Monthly Image: New Hawks!

“Our” pair of Cooper’s Hawks (or their descendants, of which there have been many) hatched a pair of chicks that recently fledged and have been exploring their world:

New Hawks - standing tall
New Hawks – standing tall

Sometimes they perch together:

New Hawks - companions
New Hawks – companions

Their world contains many interesting things, not all of which are visible to the human eye:

New Hawks - curiosity
New Hawks – curiosity

I’ve spotted a parent hawk circling high overhead while the youngsters practice their flight skills near the treetops. If you listen carefully, you can hear a hawk calling from far above:

New Hawks - parent overhead
New Hawks – parent overhead

We’ve seen them hopping from branch to branch, testing their wings, and by now they can launch from a standing start:

New Hawks - liftoff
New Hawks – liftoff

New squirrels emerge at about the same time, with equivalent levels of experience:

New Hawks - curious squirrel
New Hawks – curious squirrel

Right out of the nest, new hawks know what to do, if not quite how to accomplish it:

New Hawks - vs New Squirrel
New Hawks – vs New Squirrel

That little squirrel instantly pasted itself to the bottom of the branch and escaped. This time, anyway.
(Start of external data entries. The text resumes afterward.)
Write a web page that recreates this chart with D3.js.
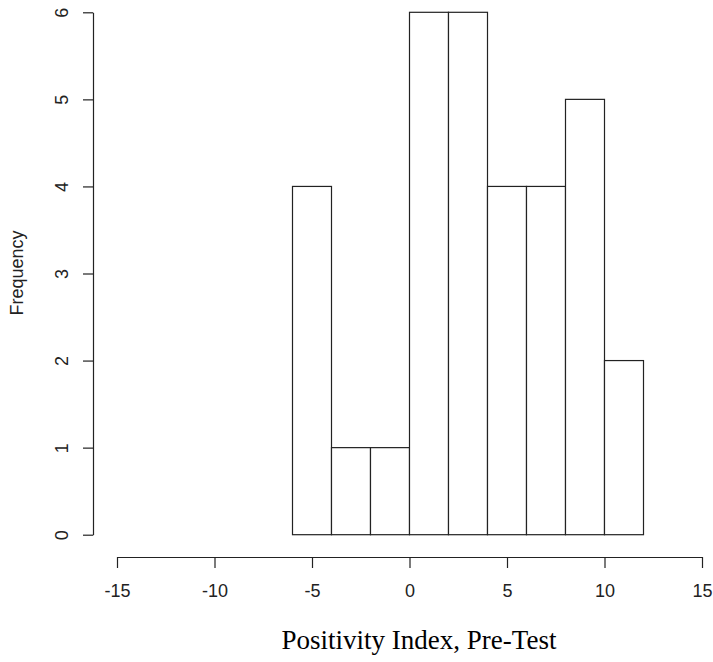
<!DOCTYPE html>
<html><head><meta charset="utf-8">
<script src="https://cdn.jsdelivr.net/npm/d3@7"></script>
<style>body{margin:0;background:#fff}svg{display:block}</style>
</head><body>
<script>
const binStarts = [-6,-4,-2,0,2,4,6,8,10];
const binWidth = 2;
const counts = [4,1,1,6,6,4,4,5,2];
const xTicks = [-15,-10,-5,0,5,10,15];
const yTicks = [0,1,2,3,4,5,6];
const xTitle = "Positivity Index, Pre-Test";
const yTitle = "Frequency";

const W=713,H=662;
const svg=d3.select("body").append("svg").attr("width",W).attr("height",H);
const x=d3.scaleLinear().domain([-15,15]).range([117,702]);
const y=d3.scaleLinear().domain([0,6]).range([534.7,12.3]);
const ink="#222";
const fmt=d=>String(d);

svg.append("g").selectAll("rect").data(binStarts).join("rect")
  .attr("x",(d)=>x(d)).attr("width",(d)=>x(d+binWidth)-x(d))
  .attr("y",(d,i)=>y(counts[i])).attr("height",(d,i)=>y(0)-y(counts[i]))
  .attr("fill","#fff").attr("stroke",ink).attr("stroke-width",1.2);

const xa=svg.append("g").attr("transform","translate(0,557)")
  .call(d3.axisBottom(x).tickValues(xTicks).tickFormat(fmt).tickSize(11).tickPadding(16).tickSizeOuter(0));
xa.select(".domain").attr("stroke",ink).attr("stroke-width",1.2);
xa.selectAll(".tick line").attr("stroke",ink).attr("stroke-width",1.2);
xa.selectAll("text").attr("font-family","Liberation Sans, Arial, sans-serif").attr("font-size",18).attr("fill","#222");

const ya=svg.append("g").attr("transform","translate(93,0)")
  .call(d3.axisLeft(y).tickValues(yTicks).tickFormat(fmt).tickSize(10).tickSizeOuter(0));
ya.select(".domain").attr("stroke",ink).attr("stroke-width",1.2);
ya.selectAll(".tick line").attr("stroke",ink).attr("stroke-width",1.2);
ya.selectAll("text").attr("font-family","Liberation Sans, Arial, sans-serif").attr("font-size",18).attr("fill","#222")
  .attr("x",null).attr("dy",null)
  .attr("transform","translate(-31,0) rotate(-90)")
  .attr("text-anchor","middle").attr("dominant-baseline","central");

svg.append("text").attr("x",419).attr("y",649).attr("text-anchor","middle")
  .attr("font-family","Liberation Serif, Times New Roman, serif").attr("font-size",27).attr("fill","#000")
  .text(xTitle);
svg.append("text").attr("transform","translate(17,273) rotate(-90)").attr("text-anchor","middle")
  .attr("dominant-baseline","central")
  .attr("font-family","Liberation Sans, Arial, sans-serif").attr("font-size",18).attr("fill","#222")
  .text(yTitle);
</script>
</body></html>
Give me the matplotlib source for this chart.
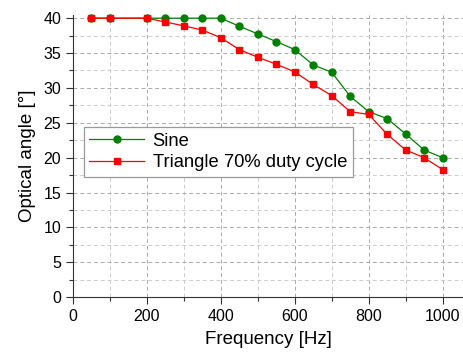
import matplotlib.pyplot as plt
from matplotlib.ticker import MultipleLocator

plt.rcParams['font.family'] = ['Liberation Sans', 'DejaVu Sans']

# Sine drive
sine_freq = [50, 100, 200, 250, 300, 350, 400, 450, 500, 550, 600, 650, 700, 750, 800, 850, 900, 950, 1000]
sine_angle = [40, 40, 40, 40, 40, 40, 40, 38.85, 37.75, 36.65, 35.5, 33.3, 32.25, 28.8, 26.6, 25.6, 23.4, 21.1, 20.0]

# Triangle drive, 70% duty cycle
tri_freq = [50, 100, 200, 250, 300, 350, 400, 450, 500, 550, 600, 650, 700, 750, 800, 850, 900, 950, 1000]
tri_angle = [40, 40, 40, 39.45, 38.9, 38.3, 37.2, 35.5, 34.4, 33.4, 32.3, 30.5, 28.9, 26.6, 26.2, 23.35, 21.1, 20.0, 18.3]

fig = plt.figure(figsize=(4.64, 3.58), dpi=100)
ax = fig.add_axes([0.157, 0.170, 0.843, 0.788])

ax.plot(sine_freq, sine_angle, color='#008000', lw=0.9, marker='o', ms=5,
        label='Sine', clip_on=False, zorder=3)
ax.plot(tri_freq, tri_angle, color='#ff0000', lw=0.9, marker='s', ms=5,
        label='Triangle 70% duty cycle', clip_on=False, zorder=4)

ax.set_xlim(0, 1058)
ax.set_ylim(0, 40.45)
ax.xaxis.set_major_locator(MultipleLocator(200))
ax.xaxis.set_minor_locator(MultipleLocator(100))
ax.yaxis.set_major_locator(MultipleLocator(5))
ax.yaxis.set_minor_locator(MultipleLocator(2.5))

ax.grid(which='major', ls=(0, (4, 3)), color='#aaaaaa', lw=0.7)
ax.grid(which='minor', ls=(0, (4, 3)), color='#cccccc', lw=0.7)
ax.set_axisbelow(True)

for side in ['top', 'right']:
    ax.spines[side].set_visible(False)
for side in ['left', 'bottom']:
    ax.spines[side].set_color('#333333')

ax.tick_params(which='major', direction='out', length=5, width=0.8, labelsize=11.5, colors='#333333', labelcolor='black')
ax.tick_params(which='minor', direction='out', length=3, width=0.8, colors='#333333')

ax.set_xlabel('Frequency [Hz]', fontsize=13.5, labelpad=5)
ax.set_ylabel('Optical angle [°]', fontsize=13.5, labelpad=5)

leg = ax.legend(loc='upper left', bbox_to_anchor=(0.028, 0.603), borderaxespad=0,
                fontsize=13.2, handlelength=3, fancybox=False, framealpha=1,
                edgecolor='#999999', borderpad=0.3, labelspacing=0.25, handletextpad=0.45)
leg.get_frame().set_linewidth(0.9)

fig.savefig('out.png', dpi=100)
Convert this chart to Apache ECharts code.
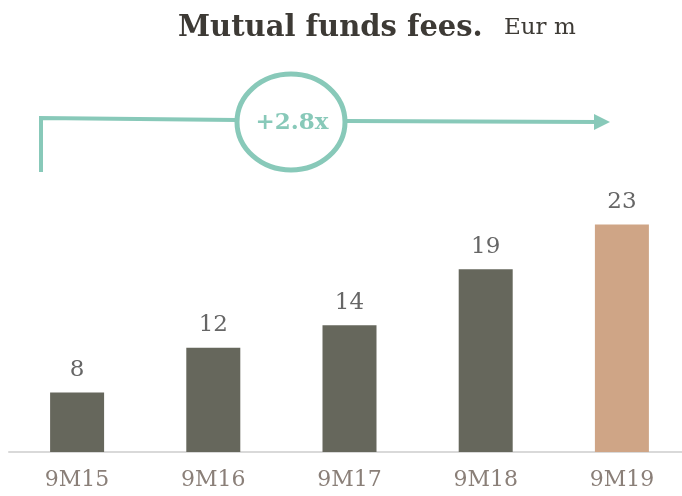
<!DOCTYPE html>
<html>
<head>
<meta charset="utf-8">
<script src="https://cdn.jsdelivr.net/npm/echarts@6/dist/echarts.min.js"></script>
<style>
  html, body { margin: 0; padding: 0; background: #fff; overflow: hidden; }
  #chart { width: 700px; height: 496px; }
</style>
</head>
<body>
<div id="chart"></div>
<script>
  const categories = ['9M15', '9M16', '9M17', '9M18', '9M19']
  const fees = [8, 12, 14, 19, 23]
  const growthLabel = '+2.8x'

  const barColor = '#66675c'
  const lastColor = '#cfa586'
  const teal = '#88c9b9'

  // the plot area runs a little past the right edge of the window
  const chart = echarts.init(document.getElementById('chart'))
  const option = {
    animation: false,
    title: {
      text: 'Mutual funds fees.',
      left: 173,
      top: 9,
      textStyle: {
        fontFamily: 'DejaVu Serif',
        fontWeight: 'bold',
        fontSize: 29,
        color: '#3d3a35'
      }
    },
    grid: { left: 9, right: 10, top: 146, bottom: 44 },
    xAxis: {
      type: 'category',
      data: categories,
      axisTick: { show: false },
      axisLine: { lineStyle: { color: '#d9d9d9', width: 2 } },
      axisLabel: {
        margin: 17,
        fontFamily: 'DejaVu Serif',
        fontSize: 22,
        color: '#8a7f78'
      }
    },
    yAxis: {
      type: 'value',
      min: 2.7,
      max: 30,
      show: false
    },
    series: [{
      type: 'bar',
      barWidth: 54,
      data: fees.map((v, i) => ({
        value: v,
        itemStyle: { color: i === fees.length - 1 ? lastColor : barColor }
      })),
      label: {
        show: true,
        position: 'top',
        distance: 11,
        fontFamily: 'DejaVu Serif',
        fontSize: 23,
        color: '#666'
      }
    }],
    graphic: [
      {
        type: 'text',
        left: 504, top: 17,
        style: { text: 'Eur m', font: '23px "DejaVu Serif"', fill: '#3d3a35' }
      },
      {
        type: 'polyline',
        shape: { points: [[41, 172], [41, 118], [237, 120]] },
        style: { stroke: teal, lineWidth: 4, fill: null }
      },
      {
        type: 'line',
        shape: { x1: 347, y1: 121, x2: 598, y2: 122 },
        style: { stroke: teal, lineWidth: 4 }
      },
      {
        type: 'polygon',
        shape: { points: [[594, 114], [610, 122], [594, 130]] },
        style: { fill: teal }
      },
      {
        type: 'ellipse',
        shape: { cx: 291, cy: 122, rx: 54, ry: 48 },
        style: { stroke: teal, lineWidth: 5, fill: '#fff' }
      },
      {
        type: 'text',
        x: 292, y: 123,
        style: {
          text: growthLabel,
          font: 'bold 23px "DejaVu Serif"',
          fill: teal,
          align: 'center',
          verticalAlign: 'middle'
        }
      }
    ]
  }
  chart.setOption(option)
</script>
</body>
</html>
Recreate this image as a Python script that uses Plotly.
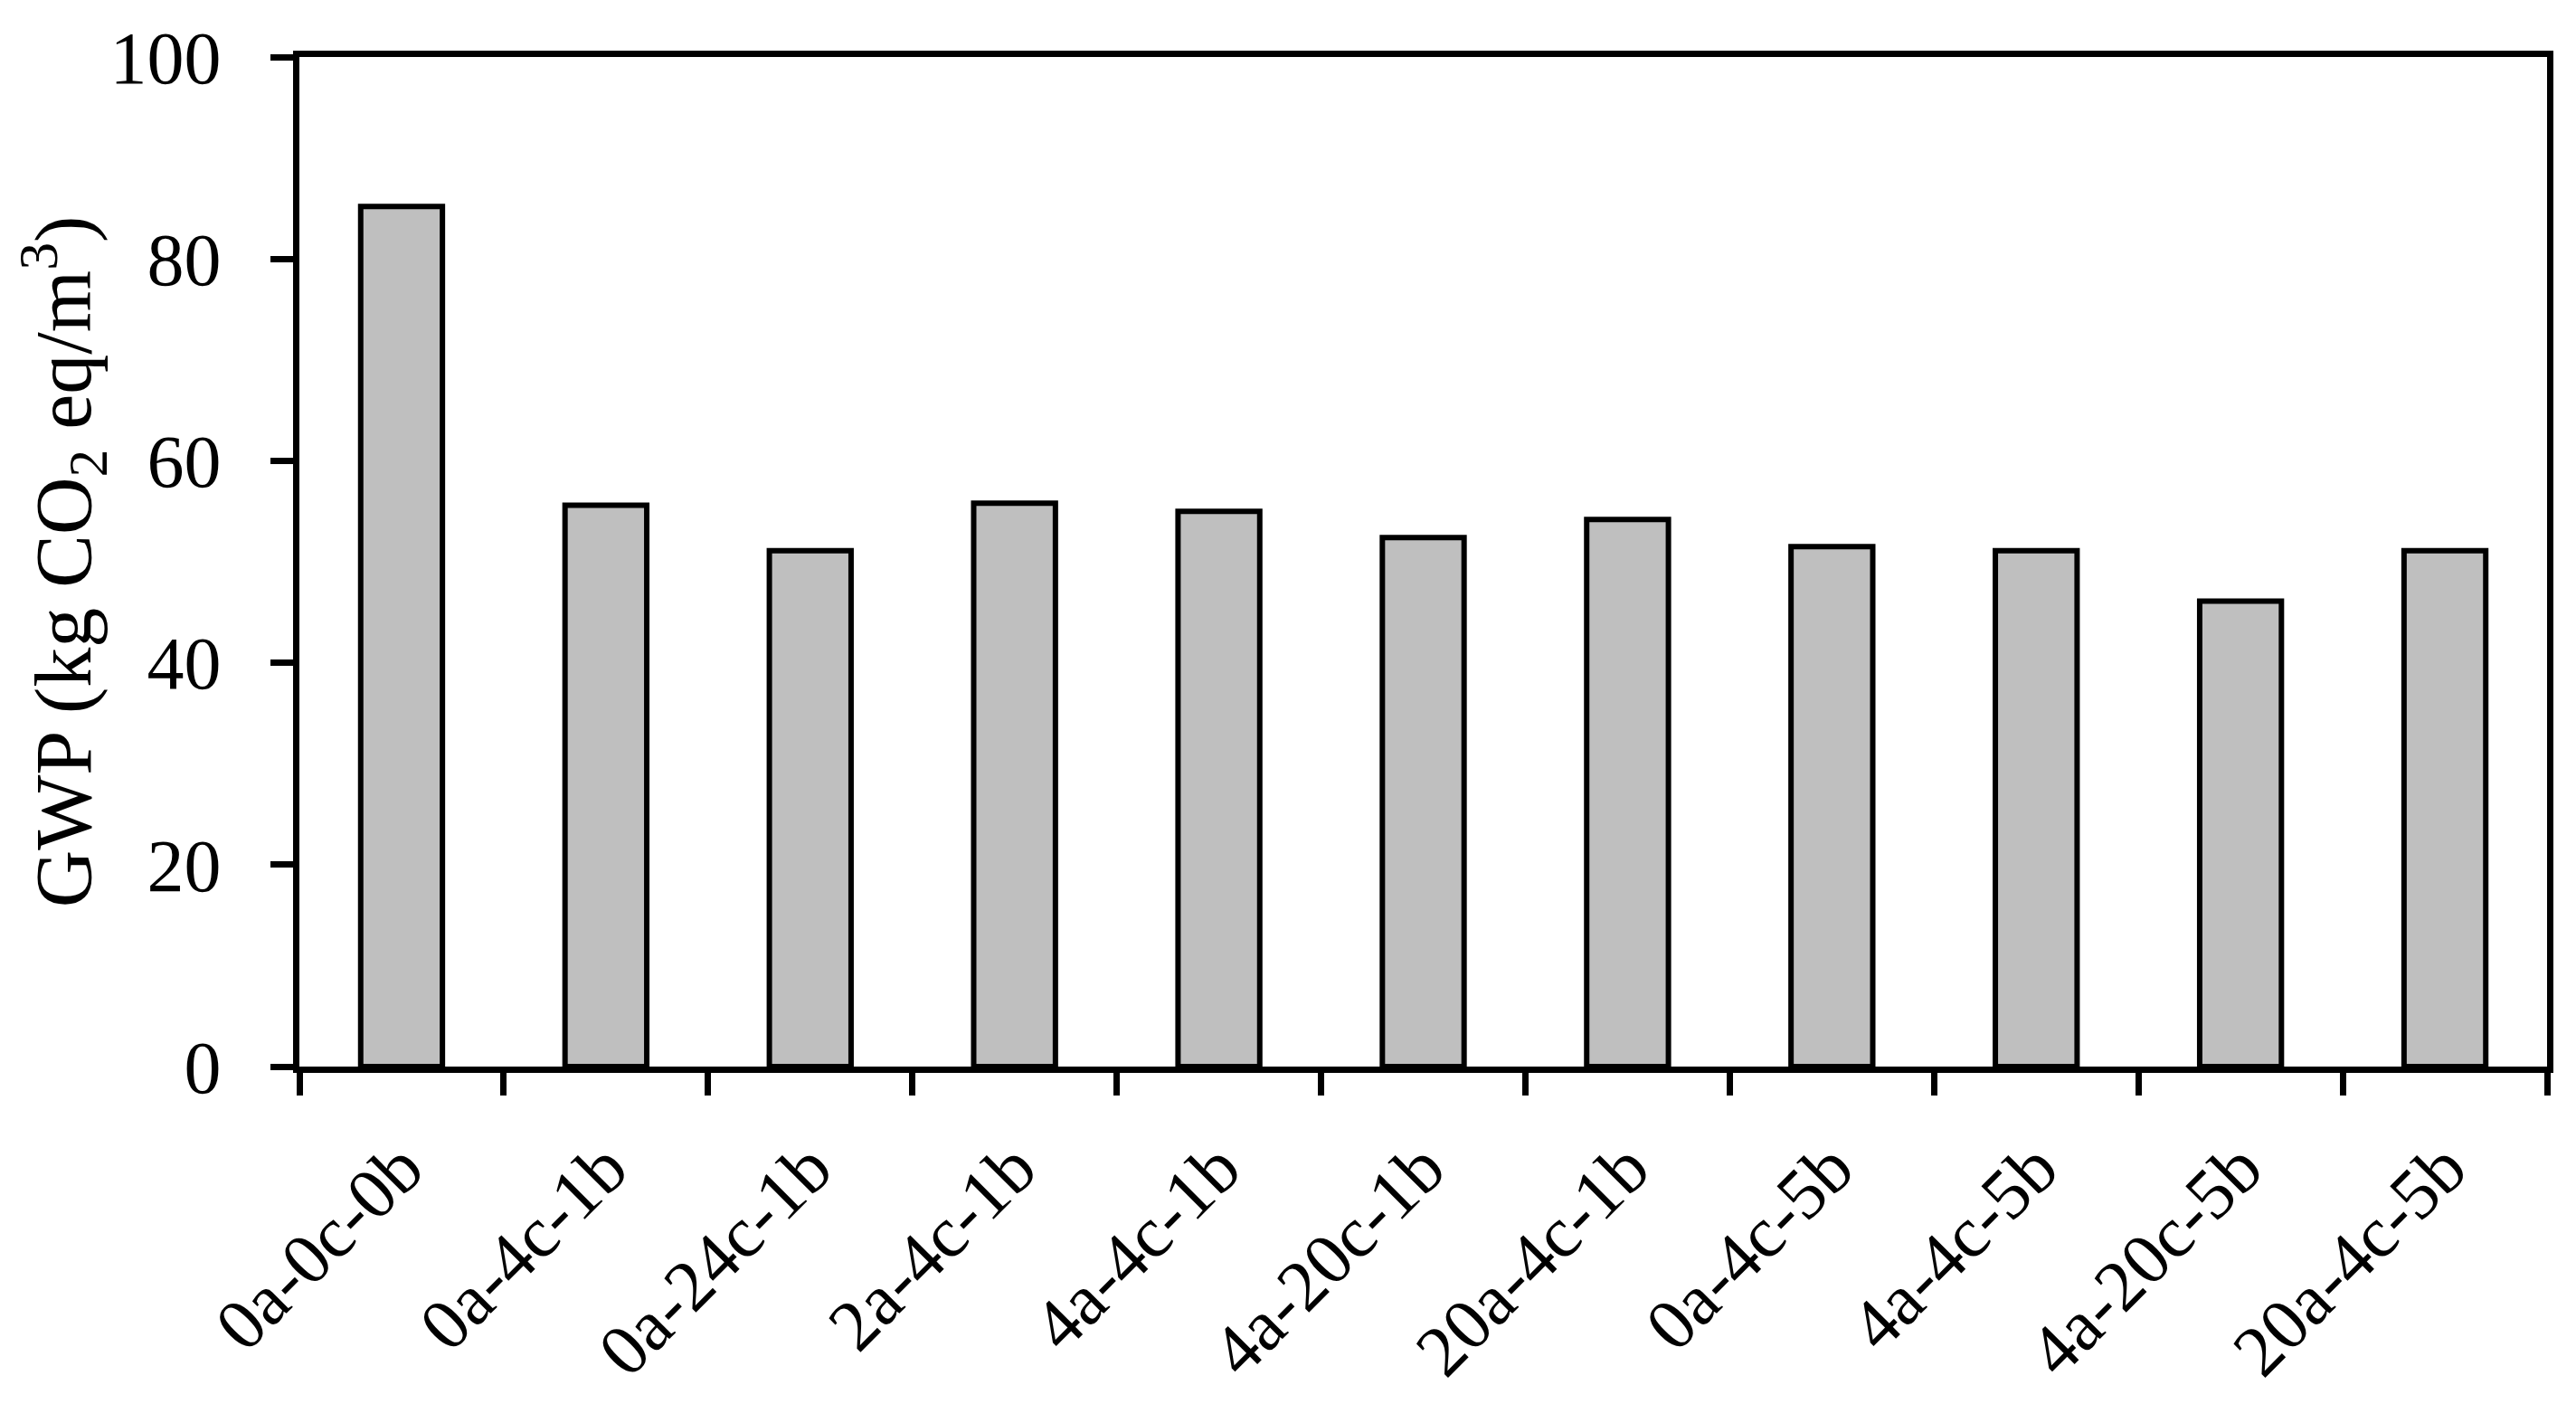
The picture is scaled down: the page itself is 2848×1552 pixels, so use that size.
import plotly.graph_objects as go

categories = ["0a-0c-0b", "0a-4c-1b", "0a-24c-1b", "2a-4c-1b", "4a-4c-1b",
              "4a-20c-1b", "20a-4c-1b", "0a-4c-5b", "4a-4c-5b", "4a-20c-5b", "20a-4c-5b"]
gwp_values = [85.2, 55.6, 51.1, 55.8, 55.0, 52.4, 54.2, 51.5, 51.1, 46.1, 51.1]
y_ticks = [0, 20, 40, 60, 80, 100]

FONT = "Liberation Serif"

fig = go.Figure(
    go.Bar(
        x=categories,
        y=gwp_values,
        marker=dict(color="#BFBFBF", line=dict(color="black", width=6)),
        width=0.4,
    )
)

# page body has an 8px default margin, so the figure is 8px smaller than the window
fig.update_layout(
    width=2840,
    height=1544,
    margin=dict(l=323, r=32, t=55, b=373),
    paper_bgcolor="white",
    plot_bgcolor="white",
    showlegend=False,
    font=dict(family=FONT, size=80, color="black"),
)

fig.update_xaxes(
    type="category",
    automargin=False,
    showline=True, linecolor="black", linewidth=7, mirror=True,
    ticks="outside", ticklen=25, tickwidth=7, tickcolor="black",
    tickson="boundaries",
    tickangle=-45,
    tickfont=dict(family=FONT, size=80, color="black"),
    ticklabelstandoff=26,
    showgrid=False,
)

fig.update_yaxes(
    range=[0, 100],
    automargin=False,
    tickvals=y_ticks,
    showline=True, linecolor="black", linewidth=7, mirror=True,
    ticks="outside", ticklen=25, tickwidth=7, tickcolor="black",
    tickfont=dict(family=FONT, size=82, color="black"),
    ticklabelstandoff=38,
    showgrid=False, zeroline=False,
    title=dict(text="GWP (kg CO<sub>2</sub> eq/m<sup>3</sup>)",
               font=dict(family=FONT, size=88, color="black"), standoff=14),
)

fig.write_html("out.html")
Mary watched one hawk practicing its pouncing skills by attacking a pine cone. A talon wedged under a tight pine cone scale, to the extent that the hawk spent the next half hour flopping around the yard trying to part company with its personal Pine Tar Baby.

Perhaps the piles of Chipmunk Gibbage came from a new hawk practicing its regurgitation skills …

Go, new hawks, go!

Taken with the Sony DSC-H5, sometimes with the 1.7x teleadapter, under ambient light, hand-held, sometimes braced against the frame of a partially open door.

8 thoughts on “Monthly Image: New Hawks!

  1. Most of the large birds I see around here are vultures, feasting on the bounty provided by the local highway, but occasionally there will be a hawk around, normally perching at a good vantage point, looking for opportunities. That shot you got of the squirrel opportunity makes me smile.

      1. Sounds like the 6 birds harrassing our lab/aussie shepherd cross when she was just out of puppyhood. They caught on when two “disappeared”.

    1. The adults may have longer leggings and much more grace, but the kids are all right.